The Sunday when I saw that Caro had burrowed deeper than I’d previously realised was an unusual one, in that neither John nor Annabelle (nor Jimmy for that matter) were around to join us. Normally we were buffeted along by other people, indulging in pointless talk about how awful it was that the local library was to close, and wasn’t austerity finally revealing its true victims. The kind of politics talk that achieves nothing but that a certain type of person perseveres with because it makes them feel like they’re doing something about it just by mentioning it. God knows none of the Latimers ever went to the local library in the years I spent with them.
Sophie was completely undeterred by the concentrated chat we would now have to have with each other. Sophie never feels awkward in conversation. The way she views it, she always has something interesting to say, and what on earth could make her feel inadequate when armed with that certainty?
As she poured me a glass of wine and shoved the aged cat off the sofa, she began to gush about Caro. ‘Lovely girl – Jimmy said you’ve met her. She’s actually the daughter of Anne Morton – you know, the last foreign sec, and Lionel Ferguson. He writes fabulous books about the British empire. We knew them fairly well from an NCT class we took when I was pregnant with Annabelle – we both had these big bumps and bonded over the ridiculously judgey group leader we had. We saw them at parties over the years but of course Anne had a demanding job and by then they’d moved to Richmond. So remarkable that our boy has ended up dating little Caro.’
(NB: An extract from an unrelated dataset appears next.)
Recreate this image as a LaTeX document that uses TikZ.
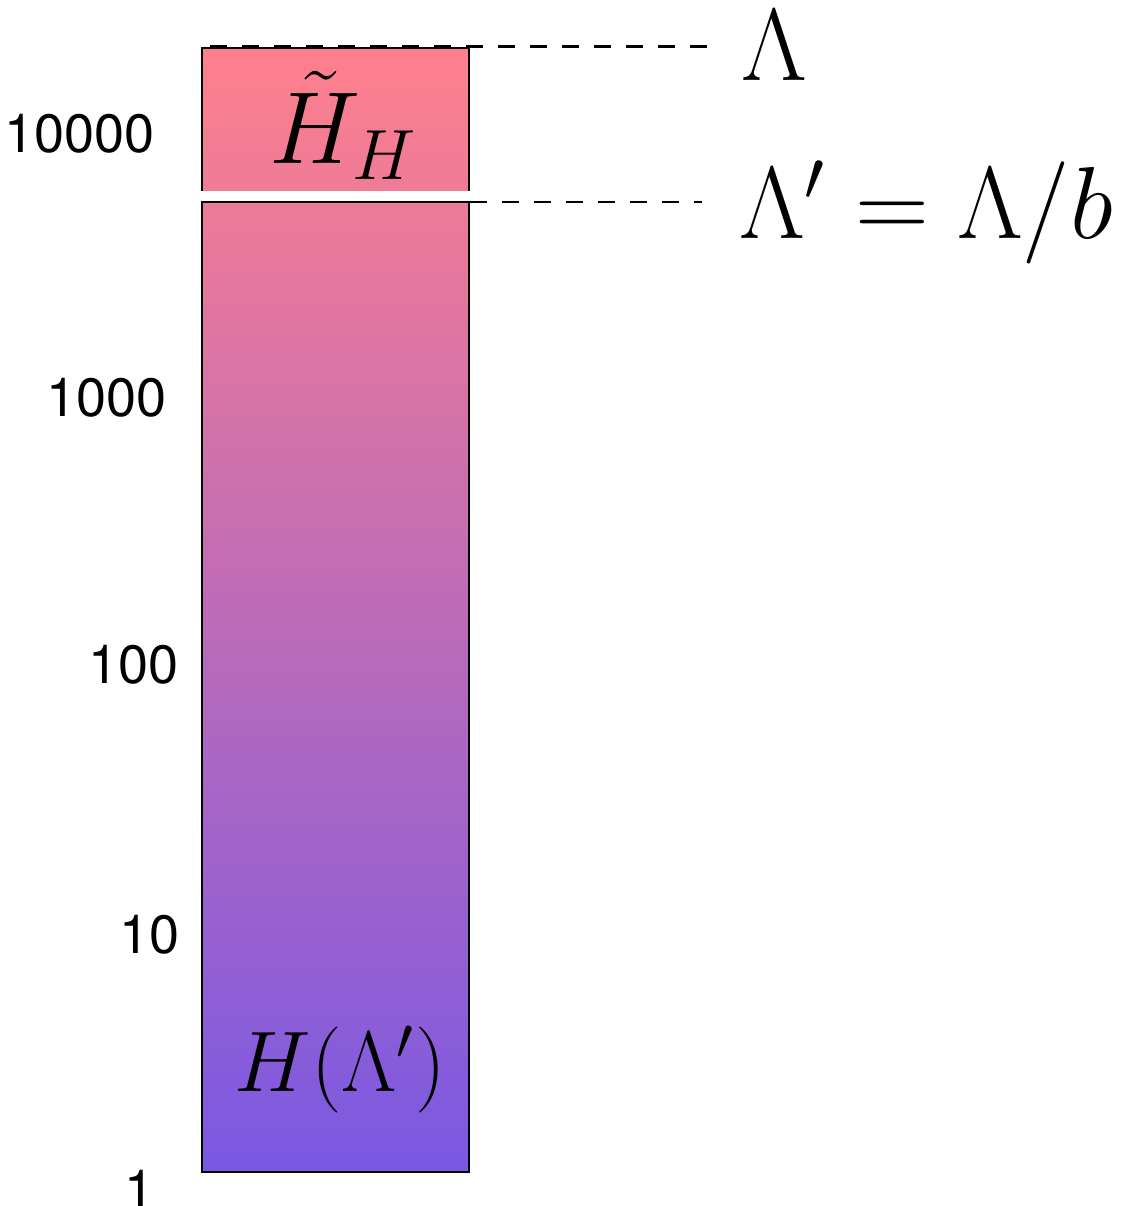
\documentclass[tikz,border=0pt]{standalone}
\usepackage{fontspec}
\newfontfamily\numfont{TeX Gyre Heros}
\definecolor{topc}{RGB}{255,128,140}
\definecolor{midca}{RGB}{238,123,151}
\definecolor{midcb}{RGB}{237,122,152}
\definecolor{botc}{RGB}{122,88,227}
\begin{document}
\begin{tikzpicture}[x=1pt,y=-1pt,
  boxline/.style={line width=2.5pt},
  guide/.style={dash pattern=on 17pt off 15pt, line width=2.5pt},
  guidethin/.style={dash pattern=on 17pt off 15pt, line width=2pt},
  mathlabel/.style={inner sep=0pt, anchor=base west, font=\fontsize{20.74}{25}\selectfont, scale=4.94},
  ticklabel/.style={inner sep=0pt, anchor=base east, font=\numfont\fontsize{54}{60}\selectfont}]
\useasboundingbox (0,0) rectangle (1126,1206);
% boxes
\shade[top color=topc, bottom color=midca] (202,48) rectangle (469,191);
\shade[top color=midcb, bottom color=botc] (202,202) rectangle (469,1172);
\draw[boxline] (202,191) -- (202,48) -- (469,48) -- (469,191);
\draw[boxline] (202,202) rectangle (469,1172);
% guide lines
\coordinate (g1s) at (210,46.5);
\coordinate (g1e) at (710,46.5);
\coordinate (g2s) at (470,202);
\coordinate (g2e) at (702,202);
\draw[guide] (g1s) -- (g1e);
\draw[guidethin] (g2s) -- (g2e);
% labels
\node[mathlabel] (lam) at (740,81) {$\Lambda$};
\node[mathlabel] (lamp) at (738,238) {$\Lambda' = \Lambda/b$};
\node[mathlabel, anchor=base] (hh) at (344,164) {$\tilde H_H$};
\node[mathlabel, scale=0.84] (hl) at (234,1091) {$H(\Lambda')$};
% axis numbers
\node[ticklabel] (t4) at (155,153) {10000};
\node[ticklabel] (t3) at (167,416) {1000};
\node[ticklabel] (t2) at (179,683) {100};
\node[ticklabel] (t1) at (180,953) {10};
\node[ticklabel] (t0) at (155,1208) {1};
\end{tikzpicture}
\end{document}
Oh God. Of course. That kind of self-assuredness that Caro had didn’t come from nowhere. Her father was called fucking LIONEL. Her mother was a politician. And on top of the privilege she’d been born with, she was striking and smart too. I used to flick through the society pages of Tatler in the office sometimes, usually to see if Bryony was featured, where the women in the photos were always the daughters of earls or dukes as standard. But it bothered me that they were also ethereal, limby, beautiful. How did the luckiest in society also get to be physically superior? I’d assumed the breeding pool for those kinds of people was so small as to ensure genetic weakness, but here they all were – the Caros floating around looking effortless and perfect, gliding through life with the confidence that they won the birth pool jackpot.